The provincial NDP spent much of Tuesday morning's question period at the legislature in Victoria demanding the provincial government fund a shuttle bus service to provide safe transportation for at-risk people along Highway 16.
"There is no budget or timeline for a shuttle bus on the Highway of Tears, no mental health or addiction service programs for and by aboriginal women and youth, no mandatory police sensitivity training, no justice to victims' families through a compensation fund, no champion at all to implement the recommendations [from the Missing Women Commission of Inquiry]," NDP MLA Jenny Kwan said during a nearly 20-minute debate on the topic.
Dozens of women have gone missing along Highway 16 in northern B.C. over the past few decades, many of whom were murdered and some who have yet to be found. In December 2012 Wally Oppal released his commission's report which contained 63 recommendations, including setting up a publicly funded transportation option. It would allow people who can't afford conventional travel to get from one place to another without having to use higher risk options like hitchhiking.
Justice Minister Suzanne Anton replied to nine questions from four NDP MLAs on the need for safe transportation options in northern B.C. and other recommendations stemming from Oppal's report. She emphasized what the government has already done to improve police services and said work to create a safe transportation network is ongoing.

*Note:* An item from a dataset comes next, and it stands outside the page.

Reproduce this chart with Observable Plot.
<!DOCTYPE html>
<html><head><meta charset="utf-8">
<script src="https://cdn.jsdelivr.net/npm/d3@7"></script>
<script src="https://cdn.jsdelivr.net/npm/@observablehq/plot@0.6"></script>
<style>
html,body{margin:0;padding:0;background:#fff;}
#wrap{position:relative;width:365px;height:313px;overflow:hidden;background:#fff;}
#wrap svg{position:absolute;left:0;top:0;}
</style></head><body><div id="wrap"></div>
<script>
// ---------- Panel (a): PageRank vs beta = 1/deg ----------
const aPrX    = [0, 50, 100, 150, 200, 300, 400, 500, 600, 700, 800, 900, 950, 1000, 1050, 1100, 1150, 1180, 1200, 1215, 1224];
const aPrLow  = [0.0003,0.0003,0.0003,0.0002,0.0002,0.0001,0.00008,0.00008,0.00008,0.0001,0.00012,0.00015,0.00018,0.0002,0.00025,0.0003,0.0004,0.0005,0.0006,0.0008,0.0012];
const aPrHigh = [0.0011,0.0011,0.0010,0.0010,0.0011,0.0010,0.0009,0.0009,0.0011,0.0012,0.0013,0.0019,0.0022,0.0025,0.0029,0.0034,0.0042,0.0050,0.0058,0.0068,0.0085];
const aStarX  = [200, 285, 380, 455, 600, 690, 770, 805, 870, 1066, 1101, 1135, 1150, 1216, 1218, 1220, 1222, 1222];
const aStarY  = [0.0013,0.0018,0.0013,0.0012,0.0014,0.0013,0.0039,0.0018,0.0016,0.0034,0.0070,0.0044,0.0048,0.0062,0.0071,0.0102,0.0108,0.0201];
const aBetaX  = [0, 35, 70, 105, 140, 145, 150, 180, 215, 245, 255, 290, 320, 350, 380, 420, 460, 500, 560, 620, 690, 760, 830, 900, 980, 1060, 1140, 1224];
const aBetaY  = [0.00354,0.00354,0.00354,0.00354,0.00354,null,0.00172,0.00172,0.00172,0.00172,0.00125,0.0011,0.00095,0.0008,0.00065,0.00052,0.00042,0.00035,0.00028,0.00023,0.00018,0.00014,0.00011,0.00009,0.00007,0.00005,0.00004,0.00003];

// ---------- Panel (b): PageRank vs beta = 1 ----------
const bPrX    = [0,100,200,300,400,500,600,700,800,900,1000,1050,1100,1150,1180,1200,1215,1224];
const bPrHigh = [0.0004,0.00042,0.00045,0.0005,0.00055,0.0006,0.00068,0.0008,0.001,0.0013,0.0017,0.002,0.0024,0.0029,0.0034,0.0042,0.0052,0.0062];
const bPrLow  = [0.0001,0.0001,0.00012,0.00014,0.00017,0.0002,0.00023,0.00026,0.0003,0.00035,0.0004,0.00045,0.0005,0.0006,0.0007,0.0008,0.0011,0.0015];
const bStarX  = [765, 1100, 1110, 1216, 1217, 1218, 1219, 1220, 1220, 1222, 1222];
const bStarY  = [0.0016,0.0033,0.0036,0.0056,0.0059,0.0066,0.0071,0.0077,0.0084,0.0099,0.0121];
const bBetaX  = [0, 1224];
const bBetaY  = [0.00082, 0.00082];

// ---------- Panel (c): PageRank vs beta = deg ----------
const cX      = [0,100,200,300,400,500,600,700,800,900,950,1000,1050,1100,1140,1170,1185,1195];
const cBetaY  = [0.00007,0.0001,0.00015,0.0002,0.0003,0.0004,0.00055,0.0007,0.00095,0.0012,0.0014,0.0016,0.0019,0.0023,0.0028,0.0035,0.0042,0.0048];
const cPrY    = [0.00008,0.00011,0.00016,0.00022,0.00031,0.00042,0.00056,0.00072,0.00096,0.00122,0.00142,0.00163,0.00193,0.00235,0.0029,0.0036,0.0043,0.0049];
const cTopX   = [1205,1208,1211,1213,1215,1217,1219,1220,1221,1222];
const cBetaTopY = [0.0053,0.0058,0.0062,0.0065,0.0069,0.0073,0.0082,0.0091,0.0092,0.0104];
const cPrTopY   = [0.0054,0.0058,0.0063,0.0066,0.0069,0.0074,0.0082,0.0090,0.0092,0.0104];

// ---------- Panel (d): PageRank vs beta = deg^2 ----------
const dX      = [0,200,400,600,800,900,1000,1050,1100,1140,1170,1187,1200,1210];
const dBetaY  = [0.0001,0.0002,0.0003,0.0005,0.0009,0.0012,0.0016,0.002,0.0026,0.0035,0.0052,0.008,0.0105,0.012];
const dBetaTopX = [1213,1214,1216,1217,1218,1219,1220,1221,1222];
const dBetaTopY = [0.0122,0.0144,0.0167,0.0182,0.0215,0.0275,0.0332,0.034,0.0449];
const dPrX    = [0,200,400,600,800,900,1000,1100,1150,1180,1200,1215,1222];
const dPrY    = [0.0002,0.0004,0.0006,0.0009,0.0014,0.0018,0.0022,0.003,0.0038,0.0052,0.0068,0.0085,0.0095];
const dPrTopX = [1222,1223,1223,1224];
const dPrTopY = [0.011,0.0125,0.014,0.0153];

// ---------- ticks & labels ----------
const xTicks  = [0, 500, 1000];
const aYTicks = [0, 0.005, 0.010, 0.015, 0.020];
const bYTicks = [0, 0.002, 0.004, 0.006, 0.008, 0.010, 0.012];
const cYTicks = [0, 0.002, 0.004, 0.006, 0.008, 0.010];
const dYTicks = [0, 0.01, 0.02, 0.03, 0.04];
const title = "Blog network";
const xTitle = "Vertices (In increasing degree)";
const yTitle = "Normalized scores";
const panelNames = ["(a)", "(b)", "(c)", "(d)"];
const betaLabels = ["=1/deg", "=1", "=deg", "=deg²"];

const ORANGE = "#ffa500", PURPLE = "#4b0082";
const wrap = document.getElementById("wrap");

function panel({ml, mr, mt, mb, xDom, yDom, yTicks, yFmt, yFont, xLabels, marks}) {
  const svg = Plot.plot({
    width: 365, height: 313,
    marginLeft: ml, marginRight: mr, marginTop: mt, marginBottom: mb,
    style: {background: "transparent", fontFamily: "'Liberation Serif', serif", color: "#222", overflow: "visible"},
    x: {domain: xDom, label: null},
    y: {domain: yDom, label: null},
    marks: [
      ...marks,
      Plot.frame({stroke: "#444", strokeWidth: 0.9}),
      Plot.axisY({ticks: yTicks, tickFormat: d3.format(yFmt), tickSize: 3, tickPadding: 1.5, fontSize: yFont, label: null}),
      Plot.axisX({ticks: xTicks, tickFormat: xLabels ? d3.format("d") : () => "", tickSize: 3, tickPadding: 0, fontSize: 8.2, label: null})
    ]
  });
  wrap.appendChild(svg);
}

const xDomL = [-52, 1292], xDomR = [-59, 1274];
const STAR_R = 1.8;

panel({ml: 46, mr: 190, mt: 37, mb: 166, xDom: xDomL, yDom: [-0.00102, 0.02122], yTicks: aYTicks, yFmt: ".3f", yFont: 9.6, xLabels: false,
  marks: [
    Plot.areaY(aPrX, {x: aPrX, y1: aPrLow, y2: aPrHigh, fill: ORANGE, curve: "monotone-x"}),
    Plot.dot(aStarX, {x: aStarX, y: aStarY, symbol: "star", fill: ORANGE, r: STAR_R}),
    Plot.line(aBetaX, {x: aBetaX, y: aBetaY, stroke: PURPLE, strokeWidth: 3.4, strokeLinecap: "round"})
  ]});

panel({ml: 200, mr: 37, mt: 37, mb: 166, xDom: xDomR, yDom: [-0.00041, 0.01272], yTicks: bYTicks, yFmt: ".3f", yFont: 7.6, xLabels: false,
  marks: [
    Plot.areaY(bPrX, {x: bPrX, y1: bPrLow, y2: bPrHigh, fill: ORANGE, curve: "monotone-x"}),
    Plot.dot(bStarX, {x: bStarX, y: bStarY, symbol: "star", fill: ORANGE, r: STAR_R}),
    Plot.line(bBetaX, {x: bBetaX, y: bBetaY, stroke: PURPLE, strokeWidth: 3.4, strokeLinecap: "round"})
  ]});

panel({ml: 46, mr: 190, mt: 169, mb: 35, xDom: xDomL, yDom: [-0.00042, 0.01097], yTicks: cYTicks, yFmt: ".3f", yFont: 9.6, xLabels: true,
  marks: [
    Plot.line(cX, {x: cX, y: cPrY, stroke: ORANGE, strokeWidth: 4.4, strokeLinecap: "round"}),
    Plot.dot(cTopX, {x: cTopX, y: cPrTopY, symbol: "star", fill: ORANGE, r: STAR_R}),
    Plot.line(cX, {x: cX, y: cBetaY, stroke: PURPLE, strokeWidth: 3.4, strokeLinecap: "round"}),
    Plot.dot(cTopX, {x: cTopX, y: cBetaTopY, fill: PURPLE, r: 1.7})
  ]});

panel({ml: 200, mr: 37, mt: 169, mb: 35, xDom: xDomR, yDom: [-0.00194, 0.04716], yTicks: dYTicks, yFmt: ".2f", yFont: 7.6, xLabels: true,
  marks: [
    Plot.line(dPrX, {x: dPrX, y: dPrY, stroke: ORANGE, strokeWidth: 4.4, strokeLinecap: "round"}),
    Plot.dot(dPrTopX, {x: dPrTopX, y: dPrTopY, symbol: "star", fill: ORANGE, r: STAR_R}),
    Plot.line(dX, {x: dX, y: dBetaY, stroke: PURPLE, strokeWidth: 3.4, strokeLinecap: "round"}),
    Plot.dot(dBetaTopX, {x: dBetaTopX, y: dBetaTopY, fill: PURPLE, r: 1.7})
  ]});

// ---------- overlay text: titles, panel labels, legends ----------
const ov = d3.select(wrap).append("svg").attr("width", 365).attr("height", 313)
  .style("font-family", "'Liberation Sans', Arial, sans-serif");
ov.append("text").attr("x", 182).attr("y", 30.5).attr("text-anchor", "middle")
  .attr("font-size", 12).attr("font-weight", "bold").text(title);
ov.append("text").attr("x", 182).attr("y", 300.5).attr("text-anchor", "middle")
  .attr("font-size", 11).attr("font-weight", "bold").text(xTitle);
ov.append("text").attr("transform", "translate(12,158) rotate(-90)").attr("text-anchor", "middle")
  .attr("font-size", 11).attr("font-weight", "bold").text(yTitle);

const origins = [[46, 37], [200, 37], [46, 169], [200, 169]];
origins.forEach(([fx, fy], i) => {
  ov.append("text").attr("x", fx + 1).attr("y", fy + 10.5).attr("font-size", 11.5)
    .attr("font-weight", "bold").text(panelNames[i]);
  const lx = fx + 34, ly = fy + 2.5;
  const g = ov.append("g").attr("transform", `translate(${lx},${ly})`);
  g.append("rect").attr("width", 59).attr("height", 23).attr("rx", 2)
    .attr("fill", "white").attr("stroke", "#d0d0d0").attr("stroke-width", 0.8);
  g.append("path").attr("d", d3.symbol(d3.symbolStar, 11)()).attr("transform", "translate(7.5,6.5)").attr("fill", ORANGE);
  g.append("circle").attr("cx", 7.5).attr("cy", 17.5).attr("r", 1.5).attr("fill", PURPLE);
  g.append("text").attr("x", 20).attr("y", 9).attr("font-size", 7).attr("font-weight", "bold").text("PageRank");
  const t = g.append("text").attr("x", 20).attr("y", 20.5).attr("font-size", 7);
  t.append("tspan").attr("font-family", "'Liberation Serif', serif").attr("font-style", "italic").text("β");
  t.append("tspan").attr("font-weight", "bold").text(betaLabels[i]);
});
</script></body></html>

"The issue of the transportation is one where there are consultations with communities in the north, and we are working on that one," she said.
That answer didn't satisfy NDP leader Adrian Dix, who said the 15 months since Wally Opal delivered his commission's report should have been enough time to develop and implement some form of shuttle bus system.
"This is a crucial issue. It's been identified for eight years," he said. "The government hasn't acted on it, and this bafflegab is so disrespectful considering the seriousness of the issue."
Anton objected to the use of the term "bafflegab" and pointed to B.C.'s crime rate, which she said is the lowest it has been in 40 years. Anton also said the government is acting by introducing the Missing Persons Act during the current legislative sitting, which she hopes will give police better tools to find women soon after they go missing.
"Nobody in this House - nobody - wants to see a tragedy like the missing and murdered women happen again," Anton said. "All of us need to work to ensure that that does not happen."